Task goal
Starting with the first line of the listing, quote each line exactly until and including the one with "year_spans = [(0, 1), (2, 4)]", leaving pictures out.

Recorded data
********

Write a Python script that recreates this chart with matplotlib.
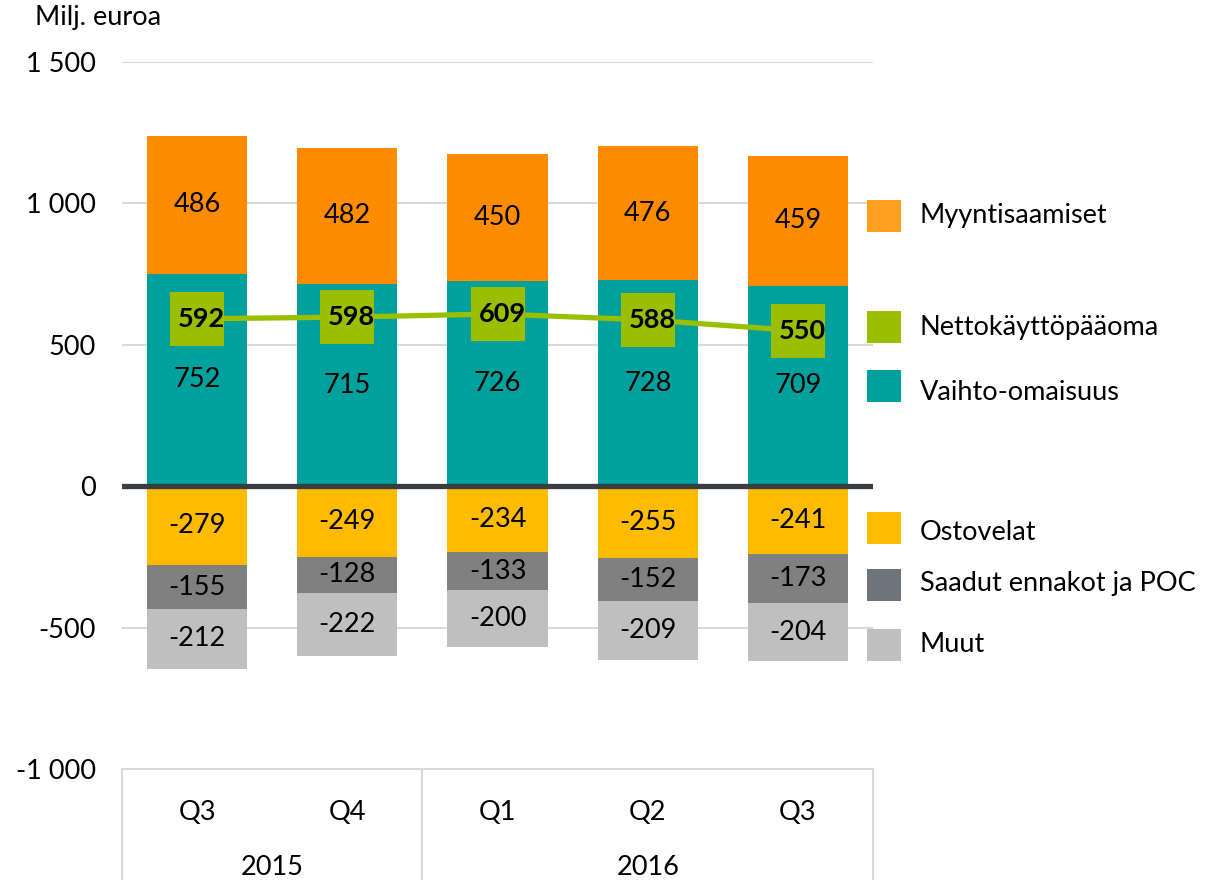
import matplotlib
matplotlib.use("Agg")
import matplotlib.pyplot as plt
from matplotlib.patches import Rectangle
from matplotlib.lines import Line2D

plt.rcParams['font.family'] = ['Lato', 'DejaVu Sans']

quarters = ["Q3", "Q4", "Q1", "Q2", "Q3"]
years = ["2015", "2016"]
year_spans = [(0, 1), (2, 4)]

vaihto = [752, 715, 726, 728, 709]
myynti = [486, 482, 450, 476, 459]
ostovelat = [-279, -249, -234, -255, -241]
ennakot = [-155, -128, -133, -152, -173]
muut = [-212, -222, -200, -209, -204]
netto = [592, 598, 609, 588, 550]

c_myynti = "#FF8C00"
c_vaihto = "#00A09D"
c_netto = "#9BBE00"
c_osto = "#FFBB00"
c_ennakot = "#808080"
c_muut = "#BFBFBF"

fs = 19.5

W, H = 1206, 880
fig = plt.figure(figsize=(W / 100, H / 100), dpi=100)
ax = fig.add_axes([122 / W, 1 - 769 / H, (873 - 122) / W, (769 - 62) / H])

x = list(range(len(quarters)))
bw = 0.667

ax.set_xlim(-0.5, 4.5)
ax.set_ylim(-1000, 1500)
for v in [1500, 1000, 500, -500]:
    ax.axhline(v, color="#D9D9D9", lw=1.5, zorder=0)

b1 = ax.bar(x, vaihto, bw, color=c_vaihto, zorder=2)
b2 = ax.bar(x, myynti, bw, bottom=vaihto, color=c_myynti, zorder=2)
b3 = ax.bar(x, ostovelat, bw, color=c_osto, zorder=2)
b4 = ax.bar(x, ennakot, bw, bottom=ostovelat, color=c_ennakot, zorder=2)
bottom_muut = [a + b for a, b in zip(ostovelat, ennakot)]
b5 = ax.bar(x, muut, bw, bottom=bottom_muut, color=c_muut, zorder=2)

for bars in [b1, b2, b3, b4, b5]:
    ax.bar_label(bars, label_type="center", fontsize=fs, color="black")

ax.axhline(0, color="#3A3D40", lw=3.8, zorder=3)

# net working capital line with square label boxes
ax.plot(x, netto, color=c_netto, lw=3.8, zorder=4)
ax.plot(x, netto, ls="none", marker="s", markersize=39, color=c_netto,
        markeredgewidth=0, zorder=4)
for xi, v in zip(x, netto):
    ax.text(xi + 0.03, v, str(v), ha="center", va="center", fontsize=fs,
            fontweight="bold", zorder=5)

# y axis
ax.set_yticks([1500, 1000, 500, 0, -500, -1000])
ax.set_yticklabels(["1 500", "1 000", "500", "0", "-500", "-1 000"])
ax.tick_params(axis="y", length=0, labelsize=fs, pad=19)
for s in ["top", "right", "left"]:
    ax.spines[s].set_visible(False)
ax.spines["bottom"].set_color("#D9D9D9")
ax.spines["bottom"].set_linewidth(1.5)

# category table under the axis
ax.set_xticks(x)
ax.set_xticklabels(quarters)
ax.tick_params(axis="x", length=0, labelsize=fs, pad=22)
trans = ax.get_xaxis_transform()
for xs in [-0.5, 1.5, 4.5]:
    ax.add_line(Line2D([xs, xs], [0, -0.2], transform=trans, color="#D9D9D9",
                       lw=1.5, clip_on=False))
for yr, (a, b) in zip(years, year_spans):
    ax.text((a + b) / 2, -0.14, yr, transform=trans, ha="center", va="center",
            fontsize=fs)

fig.text(35 / W, 1 - 18 / H, "Milj. euroa", fontsize=fs, ha="left", va="center")

# legend
legend_items = [
    ("Myyntisaamiset", "#FFA020", 216, 216),
    ("Nettokäyttöpääoma", c_netto, 327, 327),
    ("Vaihto-omaisuus", c_vaihto, 386, 392),
    ("Ostovelat", c_osto, 528, 532),
    ("Saadut ennakot ja POC", "#6D747B", 585, 583),
    ("Muut", c_muut, 645, 645),
]
for label, col, py, ty in legend_items:
    fig.add_artist(Rectangle((867 / W, 1 - (py + 16) / H), 34 / W, 32 / H,
                             transform=fig.transFigure, fc=col, ec="none"))
    fig.text(920 / W, 1 - ty / H, label, fontsize=fs, ha="left", va="center")

fig.savefig("out.png", dpi=100)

********

Written response
Write a Python script that recreates this chart with matplotlib.
import matplotlib
matplotlib.use("Agg")
import matplotlib.pyplot as plt
from matplotlib.patches import Rectangle
from matplotlib.lines import Line2D

plt.rcParams['font.family'] = ['Lato', 'DejaVu Sans']

quarters = ["Q3", "Q4", "Q1", "Q2", "Q3"]
years = ["2015", "2016"]
year_spans = [(0, 1), (2, 4)]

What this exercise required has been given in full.